# Set task
Keep the pictures out and restate every record exactly.

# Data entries
━━━━━━━━━━━━━━━━━━━━
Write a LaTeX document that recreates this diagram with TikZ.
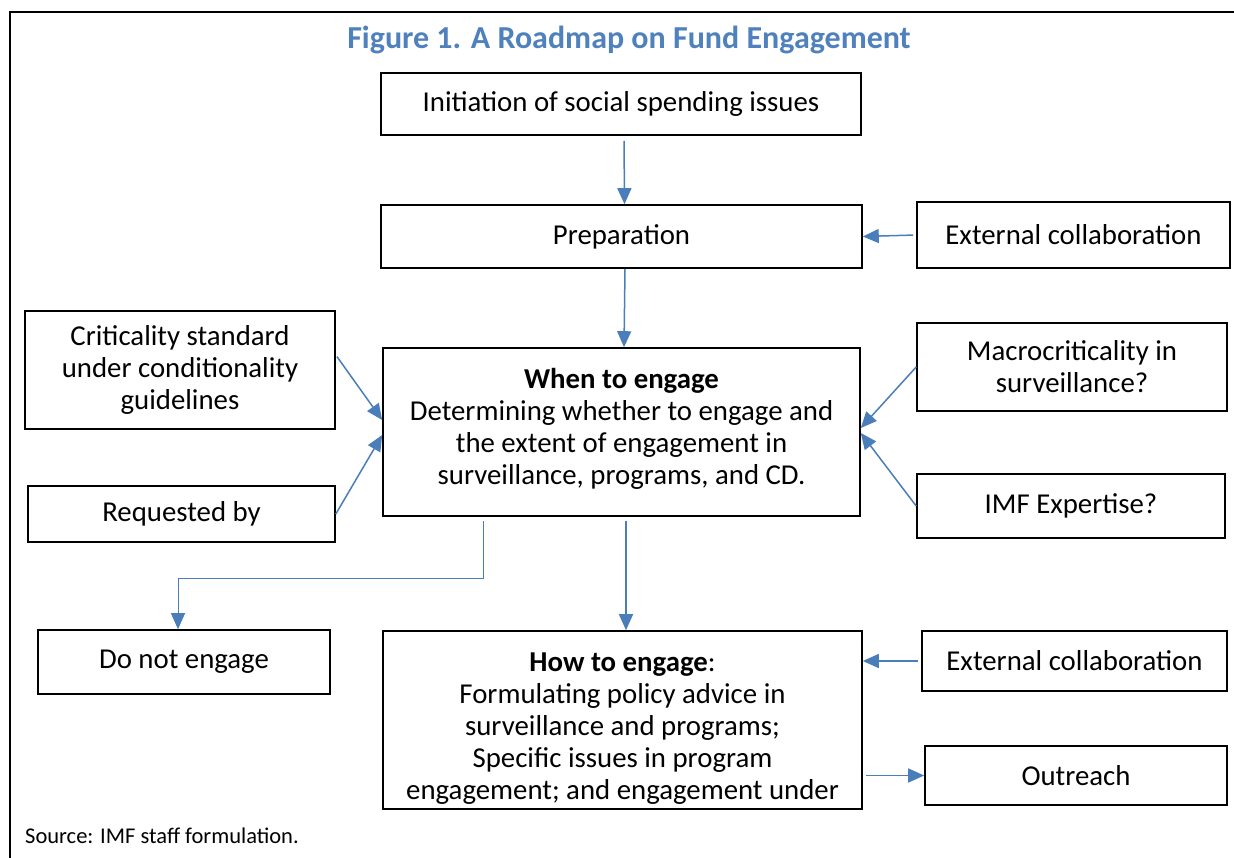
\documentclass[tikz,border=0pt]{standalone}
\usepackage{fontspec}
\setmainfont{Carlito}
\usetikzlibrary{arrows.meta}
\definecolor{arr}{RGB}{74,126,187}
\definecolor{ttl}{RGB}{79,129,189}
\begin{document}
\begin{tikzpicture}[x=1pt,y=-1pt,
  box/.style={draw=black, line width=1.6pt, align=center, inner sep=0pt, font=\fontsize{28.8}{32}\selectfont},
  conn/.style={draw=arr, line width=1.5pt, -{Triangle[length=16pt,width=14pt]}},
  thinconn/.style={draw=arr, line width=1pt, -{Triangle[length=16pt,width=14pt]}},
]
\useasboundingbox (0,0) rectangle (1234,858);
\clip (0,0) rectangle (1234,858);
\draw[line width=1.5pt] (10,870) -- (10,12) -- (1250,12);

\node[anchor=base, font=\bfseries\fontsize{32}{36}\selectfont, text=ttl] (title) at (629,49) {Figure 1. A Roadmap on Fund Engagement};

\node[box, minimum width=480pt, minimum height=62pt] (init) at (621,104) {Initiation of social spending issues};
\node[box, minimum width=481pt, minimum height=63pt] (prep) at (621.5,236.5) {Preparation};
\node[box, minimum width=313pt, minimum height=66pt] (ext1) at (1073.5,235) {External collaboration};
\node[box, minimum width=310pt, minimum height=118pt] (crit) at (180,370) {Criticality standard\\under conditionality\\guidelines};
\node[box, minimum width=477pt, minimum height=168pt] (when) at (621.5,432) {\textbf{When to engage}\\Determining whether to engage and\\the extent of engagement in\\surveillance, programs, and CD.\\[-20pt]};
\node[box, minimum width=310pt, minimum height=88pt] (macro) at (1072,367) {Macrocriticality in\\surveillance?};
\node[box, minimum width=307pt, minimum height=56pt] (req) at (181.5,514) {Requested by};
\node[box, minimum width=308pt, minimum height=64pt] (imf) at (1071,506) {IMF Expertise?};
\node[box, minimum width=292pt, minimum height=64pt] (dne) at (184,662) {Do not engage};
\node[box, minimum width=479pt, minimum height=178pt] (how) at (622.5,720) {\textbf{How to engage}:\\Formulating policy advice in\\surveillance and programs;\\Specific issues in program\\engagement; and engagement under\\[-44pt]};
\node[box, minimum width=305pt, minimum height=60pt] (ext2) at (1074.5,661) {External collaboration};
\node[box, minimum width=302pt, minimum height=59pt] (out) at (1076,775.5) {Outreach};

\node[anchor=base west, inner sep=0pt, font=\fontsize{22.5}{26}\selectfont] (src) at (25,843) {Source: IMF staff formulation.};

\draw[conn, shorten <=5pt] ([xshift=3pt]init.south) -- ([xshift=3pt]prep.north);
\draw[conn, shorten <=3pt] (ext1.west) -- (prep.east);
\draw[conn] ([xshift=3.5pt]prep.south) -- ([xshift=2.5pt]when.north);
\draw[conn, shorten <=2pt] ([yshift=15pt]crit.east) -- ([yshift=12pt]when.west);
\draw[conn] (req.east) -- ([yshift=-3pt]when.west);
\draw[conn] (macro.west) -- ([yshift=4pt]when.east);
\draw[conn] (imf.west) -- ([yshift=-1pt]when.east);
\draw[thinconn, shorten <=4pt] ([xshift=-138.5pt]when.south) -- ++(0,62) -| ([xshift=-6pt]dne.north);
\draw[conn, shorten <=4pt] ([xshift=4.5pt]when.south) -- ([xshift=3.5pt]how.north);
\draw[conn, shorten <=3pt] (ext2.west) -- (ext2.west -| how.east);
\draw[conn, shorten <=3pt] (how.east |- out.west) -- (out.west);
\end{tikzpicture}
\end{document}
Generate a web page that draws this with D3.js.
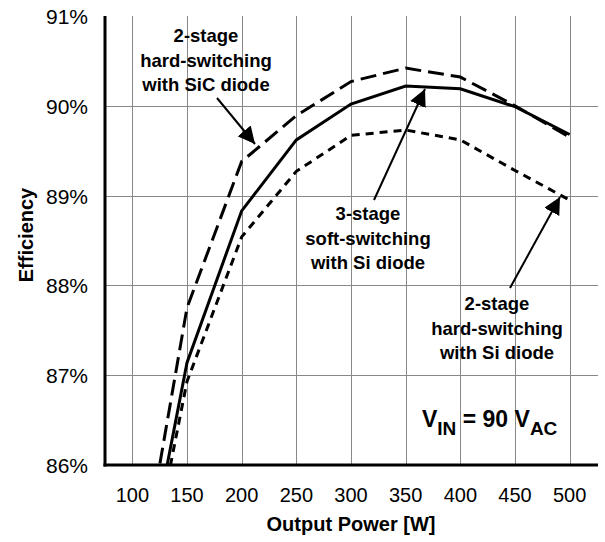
━━━━━━━━━━━━━━━━━━━━
# Correct output
Write a LaTeX document that recreates this diagram with TikZ.
\documentclass[tikz,border=0pt]{standalone}
\usepackage{fontspec}
\setmainfont{Carlito}
\usetikzlibrary{arrows.meta}
\definecolor{arr}{RGB}{74,126,187}
\definecolor{ttl}{RGB}{79,129,189}
\begin{document}
\begin{tikzpicture}[x=1pt,y=-1pt,
  box/.style={draw=black, line width=1.6pt, align=center, inner sep=0pt, font=\fontsize{28.8}{32}\selectfont},
  conn/.style={draw=arr, line width=1.5pt, -{Triangle[length=16pt,width=14pt]}},
  thinconn/.style={draw=arr, line width=1pt, -{Triangle[length=16pt,width=14pt]}},
]
\useasboundingbox (0,0) rectangle (1234,858);
\clip (0,0) rectangle (1234,858);
\draw[line width=1.5pt] (10,870) -- (10,12) -- (1250,12);

\node[anchor=base, font=\bfseries\fontsize{32}{36}\selectfont, text=ttl] (title) at (629,49) {Figure 1. A Roadmap on Fund Engagement};

\node[box, minimum width=480pt, minimum height=62pt] (init) at (621,104) {Initiation of social spending issues};
\node[box, minimum width=481pt, minimum height=63pt] (prep) at (621.5,236.5) {Preparation};
\node[box, minimum width=313pt, minimum height=66pt] (ext1) at (1073.5,235) {External collaboration};
\node[box, minimum width=310pt, minimum height=118pt] (crit) at (180,370) {Criticality standard\\under conditionality\\guidelines};
\node[box, minimum width=477pt, minimum height=168pt] (when) at (621.5,432) {\textbf{When to engage}\\Determining whether to engage and\\the extent of engagement in\\surveillance, programs, and CD.\\[-20pt]};
\node[box, minimum width=310pt, minimum height=88pt] (macro) at (1072,367) {Macrocriticality in\\surveillance?};
\node[box, minimum width=307pt, minimum height=56pt] (req) at (181.5,514) {Requested by};
\node[box, minimum width=308pt, minimum height=64pt] (imf) at (1071,506) {IMF Expertise?};
\node[box, minimum width=292pt, minimum height=64pt] (dne) at (184,662) {Do not engage};
\node[box, minimum width=479pt, minimum height=178pt] (how) at (622.5,720) {\textbf{How to engage}:\\Formulating policy advice in\\surveillance and programs;\\Specific issues in program\\engagement; and engagement under\\[-44pt]};
\node[box, minimum width=305pt, minimum height=60pt] (ext2) at (1074.5,661) {External collaboration};
\node[box, minimum width=302pt, minimum height=59pt] (out) at (1076,775.5) {Outreach};

\node[anchor=base west, inner sep=0pt, font=\fontsize{22.5}{26}\selectfont] (src) at (25,843) {Source: IMF staff formulation.};

\draw[conn, shorten <=5pt] ([xshift=3pt]init.south) -- ([xshift=3pt]prep.north);
\draw[conn, shorten <=3pt] (ext1.west) -- (prep.east);
\draw[conn] ([xshift=3.5pt]prep.south) -- ([xshift=2.5pt]when.north);
\draw[conn, shorten <=2pt] ([yshift=15pt]crit.east) -- ([yshift=12pt]when.west);
\draw[conn] (req.east) -- ([yshift=-3pt]when.west);
\draw[conn] (macro.west) -- ([yshift=4pt]when.east);
\draw[conn] (imf.west) -- ([yshift=-1pt]when.east);
\draw[thinconn, shorten <=4pt] ([xshift=-138.5pt]when.south) -- ++(0,62) -| ([xshift=-6pt]dne.north);
\draw[conn, shorten <=4pt] ([xshift=4.5pt]when.south) -- ([xshift=3.5pt]how.north);
\draw[conn, shorten <=3pt] (ext2.west) -- (ext2.west -| how.east);
\draw[conn, shorten <=3pt] (how.east |- out.west) -- (out.west);
\end{tikzpicture}
\end{document}
Generate a web page that draws this with D3.js.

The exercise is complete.